You need Brussels more than you know, because we are far more enlightened than your — sorry, our — political masters. Look how they trashed our directive to free the market in services, which could be a wonder-drug to revive growth.

I’m prepared to concede that we Eurocrats may have pushed too far, too fast. Those words of Jacques Delors, that Maastricht might prove “a treaty too far”, return. We refused to believe that the euro, instead of uniting Europe, could exacerbate divisions. Our response to the emerging strains was another great push toward political union, with a constitution that would also make the euro work better by expanding our powers over economic policy.

Timing is not always our strong point. You seem not in the mood to be inspired. Also, it turns out that our definition of a “working” euro was not the same as yours. We were proud, rather than alarmed, when the euro soared against the dollar, because for us the euro is a political symbol of Europe’s coming of age as a world power. You, mundanely, were interested in whether the euro would help your own national economies, bolstering jobs, growth and personal prosperity.

Whether you look at jobs, growth or confidence, the euro’s first six years in circulation have been grim. Far from being on course to become the world’s most competitive economy by 2010, the goal we set at Lisbon in 2000, the eurozone is the developed world’s deadbeat.

We don’t mind too much that you blame the European Central Bank.
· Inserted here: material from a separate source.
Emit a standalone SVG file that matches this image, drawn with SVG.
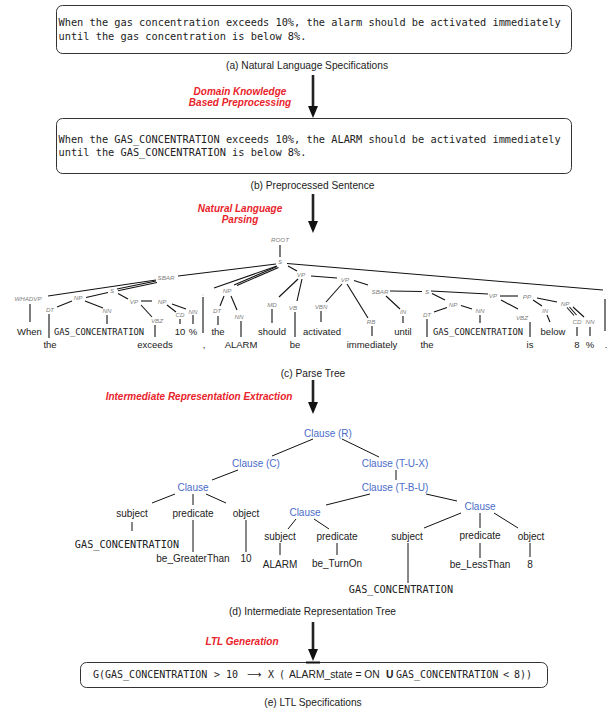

Fight the price stability-versus-growth argument with them, by all means. But the blame is spilling off on us too, and that’s serious. So here is what we in the Commission propose to do.

We will play down economic convergence for now, because the more we try impose it, the more divergence we seem to get. Instead of treating the eurozone as the single economy it patently is not, we shall stick to our day job of completing the EU single market. We might even look again at some of our regulations, including ceilings on working hours, to see if they deter investors. And we intend quietly to exploit all those loopholes in the enfeebled stability pact. Why go on lecturing governments on deficits they are not going to do anything about unless growth picks up? Half the eurozone will break the 3 per cent deficit barrier next year and we cannot fight on all fronts. You will all have to find out the hard way, as Italy is, that if you let labour costs rip and cannot devalue out of trouble, you price yourselves out of the market and into recession.

You have to get the message about national reforms. I leave you with a couple of charts. The first gives the bad news on eurozone growth, or the lack of it. Not all your countries are doing badly, but the average will look awful till France, Germany and Italy get their acts together. After all that French moaning about global capitalism, I want you to look hard at the US and British record and ask: what are they getting right that we are getting wrong?

Then view the second chart, fresh from the Organisation for Economic Co-operation and Development, and tremble. Most of you reckon the euro has made you worse off, but what this shows is that unless you all get on your bikes, today’s discontents are as nothing to tomorrow’s. If labour force participation does not improve, and productivity stagnates as populations age, it is not just actual growth, but the eurozone’s potential for sustainable growth, that will shrink, halving to less than 1 per cent a year by the 2020s — compared with 2.5 per cent in the US.

I know you think, resentfully, that Brussels rules the roost. But what my team will tell you is that it’s your fault, not ours, if “Europe isn’t working”.

Of course we are as dedicated as any of you to the European “social model” — only think of the regulations we have slapped on employers. But we, meaning you, must face facts. Growth comes from maximising the potential of capital and manpower, and mobile workforces that can adjust. Adjustment is disruptive; it is untidy; but though we do not mention that Thatcher woman, there is no alternative. What you need is politicians prepared to sweep out the soft corners of your lives. It’s the insistence of your unions on ironclad job protection, shorter working weeks and unaffordable social benefits that freezes millions out of jobs, dampens investment and productivity and makes Europe less and less competitive. Citoyens, you march with these unions. Think about it.